Portanto, a confusão provocada pela peça radiofônica Guerra dos Mundos poderia ser evitada com a reinserção da informação de que se tratava de uma adaptação de um romance, e não de fatos verídicos.

 

Orson Welles tentou explicar após a apresentação que tudo não passava de ficção, mas de nada adiantou. A título de curiosidade, para ele talvez a reação do público tenha sido muito satisfatória, já que Davidson Taylor, supervisor da CBS, tentou fazer com que Welles interrompesse a transmissão a fim de tranquilizar os ouvintes, mas este não aceitou alegando que as pessoas deviam mesmo se apavorar. Ele contava, é claro, com a elucidação das pessoas e término do pânico após o final do programa.

 

A experiência serviu como prova da importância do rádio na época e dos efeitos que ele poderia causar na população, totalmente dependente deste veículo como meio de comunicação, expressão e informação. Obviamente, se o programa fosse produzido nos dias de hoje, não causaria a mesma reação, afinal, contamos agora com fontes diversas de informação/comunicação.

 

O gênero discursivo, portanto, depende não apenas de seu emissor, como também do receptor e de sua vivência, cultura, etc.
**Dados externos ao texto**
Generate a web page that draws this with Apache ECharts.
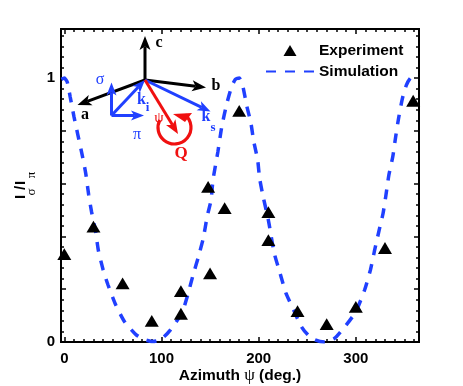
<!DOCTYPE html>
<html lang="en">

<head>
    <meta charset="UTF-8">
    <title>Azimuth scan</title>
    <script src="https://cdn.jsdelivr.net/npm/echarts@6/dist/echarts.min.js"></script>
    <style>
        html, body { margin: 0; padding: 0; background: #fff; }
    </style>
</head>

<body>
    <div id="main" style="width: 463px;height:386px;"></div>
    <script type="text/javascript">
        // measured points, two values at 120 and 210
        const expAzimuth = [0, 30, 60, 90, 120, 120, 148, 150, 165, 180, 210, 210, 240, 270, 300, 330, 359]
        const expRatio = [0.333, 0.437, 0.222, 0.08, 0.193, 0.107, 0.588, 0.26, 0.507, 0.876, 0.492, 0.386, 0.117, 0.068, 0.133, 0.356, 0.914]

        // simulation curve
        const simAzimuth = [-3, 0, 3, 6, 10, 14, 18, 22, 25, 28, 32, 35, 40, 45, 53, 62, 74, 82, 90, 95, 102, 109, 121, 127, 132, 138, 143, 147, 151, 153, 158, 162, 167, 172, 176, 180, 183, 188, 192, 195, 199, 201, 205, 210, 216, 222, 228, 236, 244, 251, 258, 268, 278, 290, 300, 309, 315, 319, 324, 328, 331, 334, 338, 341, 344, 348, 352, 356, 358]
        const simRatio = [0.995, 1, 0.985, 0.93, 0.853, 0.784, 0.716, 0.64, 0.56, 0.494, 0.424, 0.348, 0.273, 0.216, 0.14, 0.077, 0.027, 0.01, 0.002, 0.004, 0.018, 0.045, 0.11, 0.178, 0.247, 0.323, 0.393, 0.475, 0.538, 0.614, 0.72, 0.815, 0.9, 0.965, 0.995, 1, 0.98, 0.891, 0.83, 0.759, 0.689, 0.62, 0.544, 0.462, 0.337, 0.261, 0.186, 0.121, 0.058, 0.026, 0.008, 0, 0.014, 0.064, 0.115, 0.197, 0.273, 0.342, 0.424, 0.487, 0.557, 0.633, 0.702, 0.778, 0.848, 0.924, 0.973, 0.999, 1]

        const xLabels = [0, 100, 200, 300]
        const xMinorTicks = [0, 10, 20, 30, 40, 50, 60, 70, 80, 90, 110, 120, 130, 140, 150, 160, 170, 180, 190, 210, 220, 230, 240, 250, 260, 270, 280, 290, 310, 320, 330, 340, 350, 360]
        const yLabels = [0, 1]
        const yMajorTicks = [0, 0.2, 0.4, 0.6, 0.8, 1]
        const yMinorTicks = [0.04, 0.08, 0.12, 0.16, 0.24, 0.28, 0.32, 0.36, 0.44, 0.48, 0.52, 0.56, 0.64, 0.68, 0.72, 0.76, 0.84, 0.88, 0.92, 0.96, 1.04, 1.08, 1.12, 1.16]

        const BLUE = '#2040ff'
        const RED = '#f01010'
        const BLACK = '#000'
        const SANS = '"Liberation Sans", Arial, sans-serif'
        const SERIF = '"Liberation Serif", "Times New Roman", serif'

        const xRange = { min: -3.4, max: 365 }
        const yRange = { min: 0, max: 1.186 }

        // every side of the box is its own axis so ticks can sit on custom values
        function makeAxis(range, position, ticks, tickLen, labels) {
            return {
                type: 'value',
                position: position,
                min: range.min,
                max: range.max,
                splitLine: { show: false },
                axisLine: { show: true, onZero: false, lineStyle: { color: BLACK, width: 2 } },
                axisTick: { show: true, inside: true, length: tickLen, customValues: ticks, lineStyle: { color: BLACK, width: 1.5 } },
                axisLabel: labels
                    ? { show: true, customValues: labels, color: BLACK, fontFamily: SANS, fontWeight: 'bold', fontSize: 15, margin: position === 'bottom' ? 9 : 6, showMinLabel: true, showMaxLabel: true }
                    : { show: false }
            }
        }

        const xAxes = [
            makeAxis(xRange, 'bottom', xLabels, 5, xLabels),
            makeAxis(xRange, 'bottom', xMinorTicks, 3),
            makeAxis(xRange, 'top', xLabels, 5),
            makeAxis(xRange, 'top', xMinorTicks, 3)
        ]
        xAxes[0].name = 'Azimuth {p|ψ} (deg.)'
        xAxes[0].nameLocation = 'middle'
        xAxes[0].nameGap = 25
        xAxes[0].nameMoveOverlap = false
        xAxes[0].nameTextStyle = {
            color: BLACK, fontFamily: SANS, fontWeight: 'bold', fontSize: 15.5,
            rich: { p: { fontFamily: SERIF, fontWeight: 'normal', fontSize: 17, color: BLACK } }
        }

        const yAxes = [
            makeAxis(yRange, 'left', yMajorTicks, 5, yLabels),
            makeAxis(yRange, 'left', yMinorTicks, 3),
            makeAxis(yRange, 'right', yMajorTicks, 5),
            makeAxis(yRange, 'right', yMinorTicks, 3)
        ]

        // little helper for the inset diagram arrows
        function arrow(x1, y1, x2, y2, color, width, headLen, headWid) {
            const a = Math.atan2(y2 - y1, x2 - x1)
            const cos = Math.cos(a), sin = Math.sin(a)
            const pt = (along, side) => [x2 - along * cos - side * sin, y2 - along * sin + side * cos]
            const neck = pt(headLen * 0.75, 0)
            return [
                { type: 'line', z: 20, shape: { x1: x1, y1: y1, x2: neck[0], y2: neck[1] }, style: { stroke: color, lineWidth: width } },
                { type: 'polygon', z: 20, shape: { points: [[x2, y2], pt(headLen, headWid / 2), neck, pt(headLen, -headWid / 2)] }, style: { fill: color } }
            ]
        }

        function label(text, x, y, color, font, size, weight, rotation) {
            return {
                type: 'text', z: 21, x: x, y: y, rotation: rotation || 0,
                style: { text: text, fill: color, font: (weight || 'normal') + ' ' + size + 'px ' + font, align: 'center', verticalAlign: 'middle' }
            }
        }

        const insetGraphics = [
            ...arrow(145, 80, 145, 36, BLACK, 3, 14, 11),
            ...arrow(145, 80, 206, 87.5, BLACK, 3, 14, 11),
            ...arrow(145, 80, 77.5, 105, BLACK, 3, 14, 11),
            ...arrow(111.5, 115.5, 145, 80, BLUE, 3, 13, 10),
            ...arrow(111.5, 115.5, 111.5, 82.5, BLUE, 3, 13, 10),
            ...arrow(111.5, 115.5, 144, 115.5, BLUE, 3, 13, 10),
            ...arrow(145, 80, 210.5, 111.5, BLUE, 3, 13, 10),
            ...arrow(145, 80, 178, 134, RED, 3, 14, 11),
            {
                type: 'arc', z: 20,
                shape: { cx: 174.5, cy: 127.5, r: 16.5, startAngle: -Math.PI * 0.28, endAngle: Math.PI * 1.15, clockwise: true },
                style: { stroke: RED, lineWidth: 3.2, fill: 'none' }
            },
            { type: 'polygon', z: 20, shape: { points: [[173, 114], [192, 113], [185, 122]] }, style: { fill: RED } },
            label('c', 159, 43, BLACK, SERIF, 16, 'bold'),
            label('b', 216, 86, BLACK, SERIF, 16, 'bold'),
            label('a', 85, 115, BLACK, SERIF, 16, 'bold'),
            label('σ', 100, 80, BLUE, SERIF, 16),
            label('π', 137, 135, BLUE, SERIF, 16),
            label('k', 141.5, 100, BLUE, SERIF, 16, 'bold'),
            label('i', 147.5, 108, BLUE, SERIF, 13, 'bold'),
            label('k', 206, 117, BLUE, SERIF, 16, 'bold'),
            label('s', 213, 128, BLUE, SERIF, 13, 'bold'),
            label('ψ', 159, 118, RED, SERIF, 15),
            label('Q', 181, 154, RED, SERIF, 17, 'bold')
        ]

        // y axis title, pieces placed by hand because of the subscripts
        const yTitleGraphics = [
            label('I', 21, 197, BLACK, SANS, 15, 'bold', Math.PI / 2),
            label('/', 21, 188, BLACK, SANS, 15, 'bold', Math.PI / 2),
            label('I', 21, 183, BLACK, SANS, 15, 'bold', Math.PI / 2),
            label('σ', 32, 192, BLACK, SERIF, 13, 'normal', Math.PI / 2),
            label('π', 32, 175, BLACK, SERIF, 13, 'normal', Math.PI / 2)
        ]

        let options = {
            animation: false,
            backgroundColor: '#fff',
            grid: { left: 61, right: 44, top: 29, bottom: 44, outerBoundsMode: 'none' },
            xAxis: xAxes,
            yAxis: yAxes,
            legend: {
                left: 265,
                top: 41,
                orient: 'vertical',
                padding: 0,
                itemWidth: 48,
                itemHeight: 11,
                itemGap: 2,
                selectedMode: false,
                textStyle: { color: BLACK, fontFamily: SANS, fontWeight: 'bold', fontSize: 15.5, padding: [0, 0, 0, 0], lineHeight: 19, verticalAlign: 'top' },
                // the line icon always adds a dot, hide it
                data: ['Experiment', { name: 'Simulation', itemStyle: { opacity: 0 } }]
            },
            series: [
                {
                    name: 'Simulation',
                    type: 'line',
                    symbol: 'none',
                    smooth: 0.2,
                    xAxisIndex: 0,
                    yAxisIndex: 0,
                    itemStyle: { color: BLUE },
                    lineStyle: { color: BLUE, width: 3.5, type: [10, 9] },
                    data: simAzimuth.map((x, i) => [x, simRatio[i]]),
                    z: 2
                },
                {
                    name: 'Experiment',
                    type: 'scatter',
                    symbol: 'path://M0,11L6.5,0L13,11Z',
                    symbolKeepAspect: true,
                    symbolSize: 14,
                    xAxisIndex: 0,
                    yAxisIndex: 0,
                    itemStyle: { color: BLACK, opacity: 1 },
                    data: expAzimuth.map((x, i) => [x, expRatio[i]]),
                    z: 3
                }
            ],
            graphic: { elements: [...insetGraphics, ...yTitleGraphics] }
        }

        let myChart = echarts.init(document.getElementById('main'), null, { renderer: 'canvas' })
        myChart.setOption(options)
    </script>
</body>

</html>
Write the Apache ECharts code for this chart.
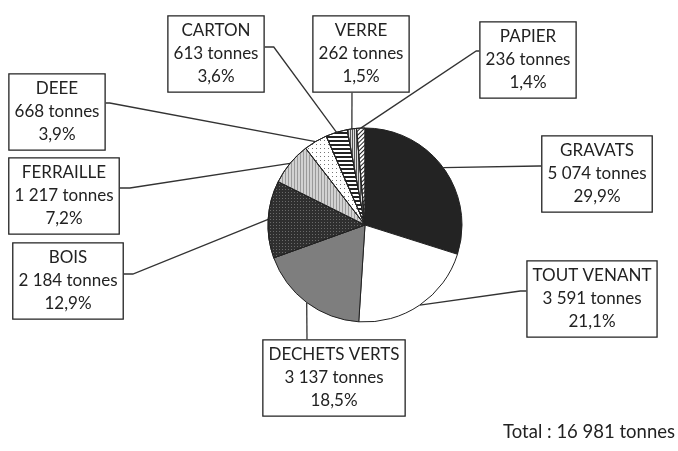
<!DOCTYPE html>
<html>
<head>
<meta charset="utf-8">
<script src="https://cdn.jsdelivr.net/npm/echarts@6/dist/echarts.min.js"></script>
<style>
  html, body { margin: 0; padding: 0; background: #fff; }
  #chart { width: 678px; height: 451px; }
</style>
</head>
<body>
<div id="chart"></div>
<script>
// catégories, dans le sens horaire depuis midi
const categories = ["GRAVATS", "TOUT VENANT", "DECHETS VERTS", "BOIS", "FERRAILLE", "DEEE", "CARTON", "VERRE", "PAPIER"];
const tonnes = [5074, 3591, 3137, 2184, 1217, 668, 613, 262, 236];
const totalLabel = "Total : 16 981 tonnes";

// remplissages (gris + motifs façon impression N&B)
const FILLS = [
  { color: "#232323" },
  { color: "#ffffff" },
  { color: "#7e7e7e" },
  { color: "#2f2f2f", decal: { symbol: "rect", symbolSize: 1, dashArrayX: [1, 2], dashArrayY: [1, 2], color: "#6a6a6a" } },
  { color: "#d2d2d2", decal: { symbol: "rect", symbolSize: 1, dashArrayX: [1, 2], dashArrayY: [1, 0], color: "#9a9a9a" } },
  { color: "#ffffff", decal: { symbol: "rect", symbolSize: 1, dashArrayX: [1, 3], dashArrayY: [1, 3], color: "#777" } },
  { color: "#ffffff", decal: { symbol: "rect", symbolSize: 1, dashArrayX: [1, 0], dashArrayY: [2, 2], color: "#222" } },
  { color: "#dcdcdc", decal: { symbol: "rect", symbolSize: 1, dashArrayX: [1, 1], dashArrayY: [1, 0], color: "#555" } },
  { color: "#ffffff", decal: { symbol: "rect", symbolSize: 1, dashArrayX: [1, 0], dashArrayY: [1, 2], rotation: -Math.PI / 4, color: "#222" } },
];

// position des étiquettes (centre de la boîte) et point d'attache du trait
const BOXES = [
  { x: 597, y: 174, side: "left", off: -8, bend: 2 },
  { x: 592, y: 299, side: "left", off: -8, bend: 6 },
  { x: 334, y: 378, side: "top", off: -27, bend: 0 },
  { x: 68, y: 281, side: "right", off: -7, bend: 9 },
  { x: 64, y: 196, side: "right", off: -8, bend: 10 },
  { x: 57, y: 112, side: "right", off: -9, bend: 4 },
  { x: 216, y: 54, side: "right", off: -7, bend: 9 },
  { x: 361, y: 54, side: "bottom", off: -9, bend: 0 },
  { x: 528, y: 60, side: "left", off: -9, bend: 3 },
];

const FONT = "Lato, 'Open Sans', sans-serif";

const fmtThousands = v => String(v).replace(/\B(?=(\d{3})+(?!\d))/g, " ");

const chart = echarts.init(document.getElementById("chart"));

chart.setOption({
  animation: false,
  backgroundColor: "#fff",
  graphic: [
    {
      type: "text",
      right: 3,
      top: 423,
      style: { text: totalLabel, font: "18.5px " + FONT, fill: "#222" },
    },
  ],
  series: [
    {
      type: "pie",
      center: [365, 225],
      radius: 97,
      startAngle: 90,
      clockwise: true,
      percentPrecision: 1,
      emphasis: { disabled: true },
      itemStyle: { borderColor: "#222", borderWidth: 1 },
      data: categories.map((name, i) => ({
        name,
        value: tonnes[i],
        itemStyle: FILLS[i],
      })),
      label: {
        show: true,
        position: "outside",
        formatter: p =>
          p.name + "\n" + fmtThousands(p.value) + " tonnes\n" + p.percent.toFixed(1).replace(".", ",") + "%",
        fontFamily: FONT,
        fontSize: 17,
        lineHeight: 23,
        color: "#222",
        align: "center",
        backgroundColor: "#fff",
        borderColor: "#222",
        borderWidth: 1.3,
        padding: [3, 5, 3, 5],
      },
      labelLine: {
        show: true,
        length: 10,
        length2: 10,
        lineStyle: { color: "#333", width: 1.3 },
      },
      labelLayout: function (p) {
        const b = BOXES[p.dataIndex];
        const w = p.labelRect.width;
        const h = p.labelRect.height;
        let end, bend;
        if (b.side === "left") {
          end = [b.x - w / 2, b.y + b.off];
          bend = [end[0] - b.bend, end[1]];
        } else if (b.side === "right") {
          end = [b.x + w / 2, b.y + b.off];
          bend = [end[0] + b.bend, end[1]];
        } else if (b.side === "top") {
          end = [b.x + b.off, b.y - h / 2];
          bend = [end[0], end[1] - b.bend];
        } else {
          end = [b.x + b.off, b.y + h / 2];
          bend = [end[0], end[1] + b.bend];
        }
        const start = p.labelLinePoints ? p.labelLinePoints[0] : bend;
        return {
          x: b.x,
          y: b.y,
          align: "center",
          verticalAlign: "middle",
          labelLinePoints: [start, bend, end],
        };
      },
    },
  ],
});
</script>
</body>
</html>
Uma mensagem pode ser lida sob interpretações diferentes, por isso é tão importante a clareza e objetividade nos meios de comunicação.

 

Após o episódio de Guerra dos Mundos os códigos de ética e legislações de radiodifusão passaram a observar de forma mais cautelosa os limites entre os gêneros. Já a adaptação para o rádio da história de invasão alienígena tornou-se mundialmente conhecida, transformando-se em um ícone para a dramaturgia, além de alavancar as carreiras de Orson Welles e Howard Koch para o cinema.

 

 

 

 

 

 

 

REFENRENCIAL BIBLIOGRÁFICO

 

 

 

 

 

MEDITSCH, Eduardo. O Pecado Original da Mídia: O Roteiro de A Guerra dos Mundos. 2008

 

FORTUNATO, Ederli. Guerra dos Mundos – 75 Anos da Falsa Invasão Marciana. 30 de outubro de 2013.